The principle of solidarity in modern democratic systems is not wrong and calling it socialism at every tweak is hysterical.
In Europe, we might bicker about our health care system from morning to evening, but come try take it from us, rich or poor, you stand no chance, I dare claim.
But the Lady remains a hot senior analyst in warning us: “the problem with socialism is that one day you run out of other people´s money.” Avoid the extremes.
In the US, the problems with this idea can arise through simple geography. The neighbor can be far that I am asked to show solidarity with.
And it requires the fool-proof registration of the citizen at various points in life.
Because, sometimes it seems I wish to shout at “The” Republican (of today): man, if you talk like that you must come to the ER and say no to the 13 yr. old girl without healthcare. Otherwise your talk remains purely academic. You cannot say no to the girl. You ought not. You won´t.

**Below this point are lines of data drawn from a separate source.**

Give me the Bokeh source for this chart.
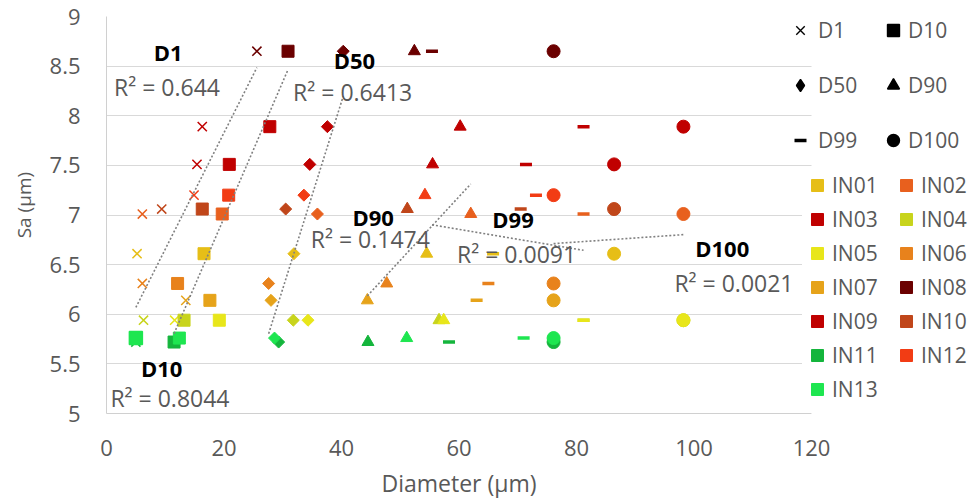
import numpy as np
from bokeh.plotting import figure
from bokeh.models import (ColumnDataSource, Label, Legend, LegendItem, BoxAnnotation,
                          FixedTicker, NumeralTickFormatter, Range1d)
from bokeh.embed import file_html
from bokeh.resources import INLINE

# ---------------- data ----------------
samples = ["IN01", "IN02", "IN03", "IN04", "IN05", "IN06", "IN07",
           "IN08", "IN09", "IN10", "IN11", "IN12", "IN13"]
sample_colors = ["#E6BE17", "#E8601E", "#C00000", "#C8D41C", "#E8E61A", "#E8821C", "#E6A31A",
                 "#6B0000", "#C00000", "#C0461A", "#14B53C", "#F23C14", "#1EE650"]
sa = [6.61, 7.01, 7.89, 5.94, 5.94, 6.31, 6.14, 8.65, 7.51, 7.06, 5.72, 7.20, 5.76]

d1 = [5.2, 6.1, 16.3, 6.3, 11.6, 6.1, 13.5, 25.6, 15.4, 9.4, 5.0, 14.9, 5.0]
d10 = [16.6, 19.7, 27.8, 13.2, 19.2, 12.1, 17.6, 30.9, 20.9, 16.3, 11.5, 20.8, 12.4]
d50 = [31.9, 35.9, 37.6, 31.8, 34.3, 27.6, 28.0, 40.3, 34.6, 30.5, 29.3, 33.6, 28.6]
d90 = [54.5, 62.0, 60.2, 56.6, 57.4, 47.7, 44.4, 52.4, 55.5, 51.2, 44.5, 54.2, 51.1]
d99 = [65.8, 81.2, 81.2, 81.2, 81.2, 65.0, 63.0, 55.4, 71.4, 70.5, 58.3, 73.1, 71.0]
d100 = [86.4, 98.2, 98.2, 98.2, 98.2, 76.1, 76.1, 76.1, 86.4, 86.4, 76.1, 76.1, 76.1]

series_names = ["D1", "D10", "D50", "D90", "D99", "D100"]
series_values = [d1, d10, d50, d90, d99, d100]
r2_texts = ["R² = 0.644", "R² = 0.8044", "R² = 0.6413", "R² = 0.1474", "R² = 0.0091", "R² = 0.0021"]

x_ticks = [0, 20, 40, 60, 80, 100, 120]
y_ticks = [5, 5.5, 6, 6.5, 7, 7.5, 8, 8.5, 9]
x_axis_end = 120
y_axis_range = (5, 9)
x_title = "Diameter (µm)"
y_title = "Sa (µm)"

# ---------------- styling / layout ----------------
FONT = "Open Sans"
GREY = "#595959"
W, H = 979, 498
LEFT, TOP, FRAME_H = 106, 16, 397
AXIS_PX = 705          # pixel length of the 0..120 axis
FRAME_W = W - LEFT     # frame runs to the right edge, legend lives there
x_view_end = x_axis_end * FRAME_W / AXIS_PX

styles = {
    "D1": ("x", 13, 1.5, 0.0),
    "D10": ("square", 12, 1, 0.0),
    "D50": ("square", 8.5, 1, np.pi / 4),
    "D90": ("triangle", 12, 1, 0.0),
    "D99": ("dash", 12, 3.5, 0.0),
    "D100": ("circle", 13, 1, 0.0),
}
legend_markers = {"D1": "x", "D10": "square", "D50": "diamond",
                  "D90": "triangle", "D99": "dash", "D100": "circle"}
name_pos = {"D1": (10.5, 8.64), "D10": (9.4, 5.46), "D50": (42.2, 8.56),
            "D90": (45.4, 6.98), "D99": (69.2, 6.96), "D100": (104.8, 6.67)}
r2_pos = {"D1": (10.3, 8.285), "D10": (10.8, 5.156), "D50": (41.9, 8.244),
          "D90": (44.9, 6.763), "D99": (69.8, 6.612), "D100": (106.8, 6.31)}
x_title_pos = (60.0, 4.3)
y_title_pos = (-14.1, 7.1)

p = figure(width=W, height=H, x_range=Range1d(0, x_view_end), y_range=Range1d(*y_axis_range),
           output_backend="svg", toolbar_location=None,
           min_border_left=LEFT, min_border_right=0, min_border_top=TOP,
           min_border_bottom=H - TOP - FRAME_H)
p.outline_line_color = None
p.background_fill_color = "white"
p.border_fill_color = "white"

p.xgrid.visible = False
p.ygrid.grid_line_color = "#D9D9D9"
p.ygrid.grid_line_width = 1

p.xaxis.ticker = FixedTicker(ticks=x_ticks)
p.yaxis.ticker = FixedTicker(ticks=y_ticks)
p.xaxis.bounds = (0, x_axis_end)
p.yaxis.formatter = NumeralTickFormatter(format="0.[0]")
p.xaxis.formatter = NumeralTickFormatter(format="0")
for ax in (p.xaxis, p.yaxis):
    ax.axis_line_color = "#D0D0D0"
    ax.major_tick_line_color = None
    ax.minor_tick_line_color = None
    ax.major_tick_out = 0
    ax.major_tick_in = 0
    ax.major_label_text_font = FONT
    ax.major_label_text_font_size = "22px"
    ax.major_label_text_color = GREY
p.yaxis.major_label_standoff = 26
p.xaxis.major_label_standoff = 26

# axis titles placed in the side panels (not clipped), centred on the plot area
p.add_layout(Label(x=x_title_pos[0], y=x_title_pos[1], text=x_title, text_align="center",
                   text_baseline="middle", text_font=FONT, text_font_size="23px",
                   text_color=GREY), "below")
p.add_layout(Label(x=y_title_pos[0], y=y_title_pos[1], text=y_title, text_align="center",
                   text_baseline="middle", angle=np.pi / 2, text_font=FONT,
                   text_font_size="19px", text_color=GREY), "left")

# ---------------- points ----------------
renderers = {}
for name, vals in zip(series_names, series_values):
    marker, size, lw, ang = styles[name]
    markers = [marker] * len(samples)
    if name == "D1":
        markers[-1] = "square"
    src = ColumnDataSource(dict(x=vals, y=sa, color=sample_colors, marker=markers,
                                sample=samples))
    r = p.scatter("x", "y", source=src, marker="marker", size=size, angle=ang,
                  fill_color="color", line_color="color", line_width=lw)
    renderers[name] = r

# ---------------- trendlines (least squares on the data) ----------------
for name, vals in zip(series_names, series_values):
    xv = np.array(vals, dtype=float)
    yv = np.array(sa, dtype=float)
    k, b = np.polyfit(xv, yv, 1)
    xs = [xv.min(), xv.max()]
    ys = [k * xs[0] + b, k * xs[1] + b]
    p.line(xs, ys, line_color="#808080", line_width=1.6, line_dash="2 2")

for name, r2 in zip(series_names, r2_texts):
    nx, ny = name_pos[name]
    p.add_layout(Label(x=nx, y=ny, text=name, text_align="center", text_baseline="middle",
                       text_font=FONT, text_font_size="22px", text_font_style="bold",
                       text_color="black"))
    rx, ry = r2_pos[name]
    p.add_layout(Label(x=rx, y=ry, text=r2, text_align="center", text_baseline="middle",
                       text_font=FONT, text_font_size="23px", text_color=GREY))

# white area right of the plot area (legend region)
p.add_layout(BoxAnnotation(left=x_axis_end, fill_color="white", fill_alpha=1.0,
                           line_color=None))

# ---------------- legends ----------------
dummy = {}
for name in series_names:
    esrc = ColumnDataSource(dict(x=[np.nan], y=[np.nan]))
    lw = 3.5 if name == "D99" else 1.4
    dummy[name] = p.scatter("x", "y", source=esrc, marker=legend_markers[name], size=10,
                            fill_color="black", line_color="black", line_width=lw)


def make_legend(items, vx, vy, gw, standoff, gh, spacing, bg):
    lg = Legend(items=items, location=(vx, vy), orientation="vertical",
                glyph_width=gw, glyph_height=gh, label_standoff=standoff, spacing=spacing,
                padding=0, margin=0, border_line_color=None,
                background_fill_color="white", background_fill_alpha=1.0 if bg else 0.0,
                label_text_font=FONT, label_text_font_size="21px",
                label_text_color=GREY, label_height=20)
    p.add_layout(lg)
    return lg


col1 = ["D1", "D50", "D99"]
col2 = ["D10", "D90", "D100"]
make_legend([LegendItem(label=n, renderers=[dummy[n]]) for n in col1], 679, 258, 30, 3, 30, 25, False)
make_legend([LegendItem(label=n, renderers=[dummy[n]]) for n in col2], 772, 258, 30, 0, 30, 25, False)

in_c1 = [i for i in range(len(samples)) if i % 2 == 0]
in_c2 = [i for i in range(len(samples)) if i % 2 == 1]
make_legend([LegendItem(label=samples[i], renderers=[renderers["D10"]], index=i) for i in in_c1],
            696, 9, 30, 0, 30, 4, True)
make_legend([LegendItem(label=samples[i], renderers=[renderers["D10"]], index=i) for i in in_c2],
            785, 43, 30, 0, 30, 4, True)

open("out.html", "w").write(file_html(p, INLINE))
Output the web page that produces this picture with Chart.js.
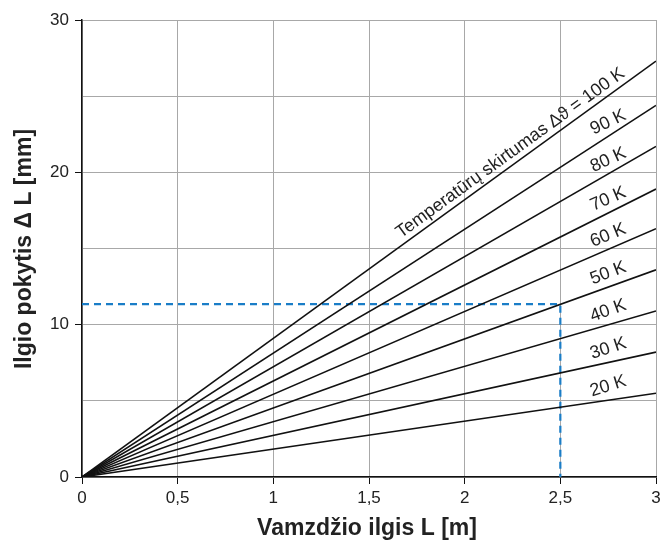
<!DOCTYPE html>
<html>
<head>
<meta charset="utf-8">
<script src="https://cdn.jsdelivr.net/npm/chart.js@4.4.1/dist/chart.umd.min.js"></script>
<style>
  body { margin: 0; background: #fff; }
  #wrap { width: 661px; height: 540px; }
</style>
</head>
<body>
<div id="wrap"><canvas id="chart"></canvas></div>
<script>
// Datos
const tempDiffs = [100, 90, 80, 70, 60, 50, 40, 30, 20];      // K
const pipeLengths = [0, 3];                                    // m
const elongationAt3m = [27.3, 24.4, 21.7, 18.9, 16.3, 13.6, 10.9, 8.2, 5.5]; // mm
const xTickValues = [0, 0.5, 1, 1.5, 2, 2.5, 3];
const yTickLabels = [0, 10, 20, 30];
const exampleLength = 2.5;
const exampleElongation = 11.35;

const FONT = '"Liberation Sans", Arial, sans-serif';

// Una serie por diferencia de temperatura
const lineSets = tempDiffs.map((k, i) => ({
    label: k + ' K',
    data: [
        { x: pipeLengths[0], y: 0 },
        { x: pipeLengths[1], y: elongationAt3m[i] }
    ],
    borderColor: '#111',
    borderWidth: 1.6,
    pointRadius: 0,
    fill: false
}));

const exampleSet = {
    label: 'ejemplo',
    data: [
        { x: 0, y: exampleElongation },
        { x: exampleLength, y: exampleElongation },
        { x: exampleLength, y: 0 }
    ],
    borderColor: '#1a7dc7',
    borderWidth: 2.2,
    borderDash: [7, 5],
    pointRadius: 0,
    fill: false
};

// Etiquetas sobre las líneas y títulos de ejes
const annotate = {
    id: 'annotate',
    afterDatasetsDraw(chart) {
        const ctx = chart.ctx;
        const xs = chart.scales.x, ys = chart.scales.y;
        ctx.save();
        ctx.fillStyle = '#222';
        ctx.font = '18px ' + FONT;

        tempDiffs.forEach((k, i) => {
            const x0 = xs.getPixelForValue(0), y0 = ys.getPixelForValue(0);
            const x3 = xs.getPixelForValue(3), y3 = ys.getPixelForValue(elongationAt3m[i]);
            const lineAngle = Math.atan2(y0 - y3, x3 - x0);
            if (k === 100) {
                const lx = 2.86;
                const px = xs.getPixelForValue(lx);
                const py = ys.getPixelForValue(elongationAt3m[i] * lx / 3);
                ctx.save();
                ctx.translate(px, py);
                ctx.rotate(-lineAngle);
                ctx.textAlign = 'right';
                ctx.textBaseline = 'alphabetic';
                ctx.fillText('Temperatūrų skirtumas Δϑ = 100 K', 0, -6);
                ctx.restore();
            } else {
                const lx = 2.75;
                const px = xs.getPixelForValue(lx);
                const py = ys.getPixelForValue(elongationAt3m[i] * lx / 3) - 14;
                const ang = (14.5 + (lineAngle * 180 / Math.PI) / 3) * Math.PI / 180;
                ctx.save();
                ctx.translate(px, py);
                ctx.rotate(-ang);
                ctx.textAlign = 'center';
                ctx.textBaseline = 'middle';
                ctx.fillText(k + ' K', 0, 0);
                ctx.restore();
            }
        });

        // Títulos
        ctx.fillStyle = '#222';
        ctx.font = 'bold 23px ' + FONT;
        ctx.textAlign = 'center';
        ctx.textBaseline = 'alphabetic';
        ctx.fillText('Vamzdžio ilgis L [m]', 367, 535);
        ctx.save();
        ctx.translate(31, 249);
        ctx.rotate(-Math.PI / 2);
        ctx.fillText('Ilgio pokytis Δ L [mm]', 0, 0);
        ctx.restore();
        ctx.restore();
    }
};

new Chart(document.getElementById('chart'), {
    type: 'line',
    data: { datasets: [...lineSets, exampleSet] },
    options: {
        responsive: true,
        maintainAspectRatio: false,
        animation: false,
        layout: { padding: { top: 20, right: 0, left: 0, bottom: 0 } },
        plugins: {
            legend: { display: false },
            tooltip: { enabled: false }
        },
        scales: {
            x: {
                type: 'linear',
                min: 0,
                max: 3,
                afterFit(scale) {
                    scale.height = 63;
                    scale.paddingRight = 5;
                },
                afterBuildTicks(scale) { scale.ticks = xTickValues.map(v => ({ value: v })); },
                ticks: {
                    color: '#222',
                    font: { family: FONT, size: 17 },
                    padding: 4,
                    maxRotation: 0,
                    callback: v => String(v).replace('.', ',')
                },
                grid: {
                    color: '#a8a8a8',
                    lineWidth: 1,
                    tickLength: 7,
                    tickColor: '#111',
                    drawTicks: true
                },
                border: { color: '#111', width: 1.5 }
            },
            y: {
                type: 'linear',
                min: 0,
                max: 30,
                afterFit(scale) { scale.width = 82; },
                ticks: {
                    stepSize: 5,
                    color: '#222',
                    font: { family: FONT, size: 17 },
                    padding: 6,
                    callback: v => yTickLabels.includes(v) ? String(v) : ''
                },
                grid: {
                    color: '#a8a8a8',
                    lineWidth: 1,
                    tickLength: 7,
                    tickColor: c => yTickLabels.includes(c.tick.value) ? '#111' : 'rgba(0,0,0,0)'
                },
                border: { color: '#111', width: 1.5 }
            }
        }
    },
    plugins: [annotate]
});
</script>
</body>
</html>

You know it.
So there has to be a solution that avoids the most expensive station of any hospital, the ER.
—
We must learn to balance out socialism and capitalism and we will see that the new whole maybe more than it´s parts.
A crisis is the chance. Rome failed for other reasons than just monetary ones. It failed in it´s spirit.
If this crisis ignites the Thomas Jeffersons and Benjamin Franklins in the US citizens, there might be other scenarios for the new normal.
I think the US is in a state of puberty. It will only ripe and become all the better. It is like a kid trying drugs. Uuups, debt IS dangerous, no matter what it was spent for. Aha. Ouch. And lead again as one among his peers: through creativity and excellence.
The really good stuff I still read here – on the US pages.
Happy Easter. Shalom and salamaleikum and om.
P.S.: Can anyone help? How can one invest (derivatives/leverages) from Europe into RA´s picks? Does anyone have a tip? I hope this is not a stupid question.